## Requirement
Can you find the lines of the listing that include "chart" and copy every one?
################
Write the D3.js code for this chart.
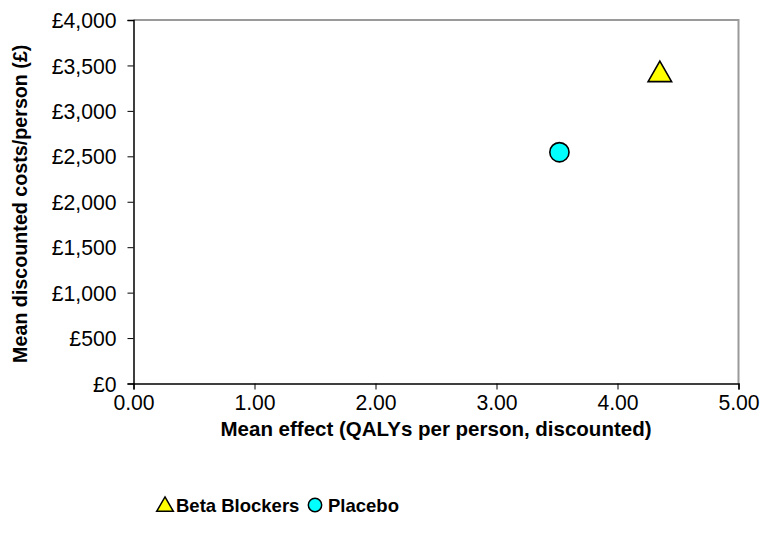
<!DOCTYPE html>
<html>
<head>
<meta charset="utf-8">
<script src="https://cdn.jsdelivr.net/npm/d3@7"></script>
<style>
  html, body { margin: 0; padding: 0; background: #fff; }
  svg text { font-family: "Liberation Sans", Arial, sans-serif; fill: #000; }
</style>
</head>
<body>
<svg id="chart" width="765" height="547"></svg>
<script>
// Cost-effectiveness plane: mean effect vs mean discounted cost per person
const series = ["Beta Blockers", "Placebo"];
const effects = [4.35, 3.52];          // QALYs per person, discounted
const costs = [3430, 2545];            // £ per person, discounted
const fills = ["#ffff00", "#00ffff"];
const shapes = [d3.symbolTriangle, d3.symbolCircle];

const xTicks = [0, 1, 2, 3, 4, 5];
const yTicks = [0, 500, 1000, 1500, 2000, 2500, 3000, 3500, 4000];

const svg = d3.select("#chart");
const plot = { left: 133.5, right: 738.5, top: 20, bottom: 383.5 };

const x = d3.scaleLinear().domain([0, 5]).range([plot.left, plot.right]);
const y = d3.scaleLinear().domain([0, 4000]).range([plot.bottom, plot.top]);

// Plot frame: grey top and right edges
svg.append("path")
  .attr("d", `M${plot.left},${plot.top}H${plot.right}V${plot.bottom}`)
  .attr("fill", "none")
  .attr("stroke", "#9a9a9a")
  .attr("stroke-width", 2);

// Y axis
const yAxis = svg.append("g")
  .attr("transform", `translate(${plot.left},0)`)
  .call(d3.axisLeft(y).tickValues(yTicks).tickSize(6).tickPadding(11)
    .tickFormat(d => "£" + d3.format(",")(d)));
yAxis.select(".domain").attr("stroke", "#000").attr("stroke-width", 1.5);
yAxis.selectAll(".tick line").attr("stroke", "#000");
yAxis.selectAll(".tick text")
  .attr("font-size", 21.2)
  .attr("dy", "0.36em")
  .style("font-family", "'Liberation Sans', Arial, sans-serif");

// X axis
const xAxis = svg.append("g")
  .attr("transform", `translate(0,${plot.bottom})`)
  .call(d3.axisBottom(x).tickValues(xTicks).tickSize(6).tickSizeOuter(6).tickPadding(5)
    .tickFormat(d3.format(".2f")));
xAxis.select(".domain").attr("stroke", "#000").attr("stroke-width", 1.5);
xAxis.selectAll(".tick line").attr("stroke", "#000");
xAxis.selectAll(".tick text")
  .attr("font-size", 21.2)
  .attr("dy", "0.71em")
  .style("font-family", "'Liberation Sans', Arial, sans-serif");

// Axis titles
svg.append("text")
  .attr("x", (plot.left + plot.right) / 2)
  .attr("y", 436)
  .attr("text-anchor", "middle")
  .attr("font-size", 20.5)
  .attr("font-weight", "bold")
  .text("Mean effect (QALYs per person, discounted)");

svg.append("text")
  .attr("transform", `translate(27,${(plot.top + plot.bottom) / 2 + 2}) rotate(-90)`)
  .attr("text-anchor", "middle")
  .attr("font-size", 19.7)
  .attr("font-weight", "bold")
  .text("Mean discounted costs/person (£)");

// Points
const pts = series.map((s, i) => ({ name: s, ex: effects[i], cost: costs[i], fill: fills[i], shape: shapes[i] }));
svg.append("g").selectAll("path")
  .data(pts)
  .join("path")
  .attr("transform", d => `translate(${x(d.ex)},${y(d.cost) + (d.shape === d3.symbolTriangle ? 3 : 0)})`)
  .attr("d", d => d3.symbol().type(d.shape).size(d.shape === d3.symbolTriangle ? 240 : 290)())
  .attr("fill", d => d.fill)
  .attr("stroke", "#000")
  .attr("stroke-width", 1.6);

// Legend
const legendPos = [{ mx: 165, tx: 176 }, { mx: 315, tx: 328 }];
const legend = svg.append("g").selectAll("g")
  .data(pts)
  .join("g");
legend.append("path")
  .attr("transform", (d, i) => `translate(${legendPos[i].mx},${505 + (d.shape === d3.symbolTriangle ? 1.5 : 0)})`)
  .attr("d", d => d3.symbol().type(d.shape).size(d.shape === d3.symbolTriangle ? 120 : 140)())
  .attr("fill", d => d.fill)
  .attr("stroke", "#000")
  .attr("stroke-width", 1.5);
legend.append("text")
  .attr("x", (d, i) => legendPos[i].tx)
  .attr("y", 512)
  .attr("font-size", 18.5)
  .attr("font-weight", "bold")
  .text(d => d.name);
</script>
</body>
</html>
################
## Response to this task
Write the D3.js code for this chart.
<svg id="chart" width="765" height="547"></svg>
const svg = d3.select("#chart");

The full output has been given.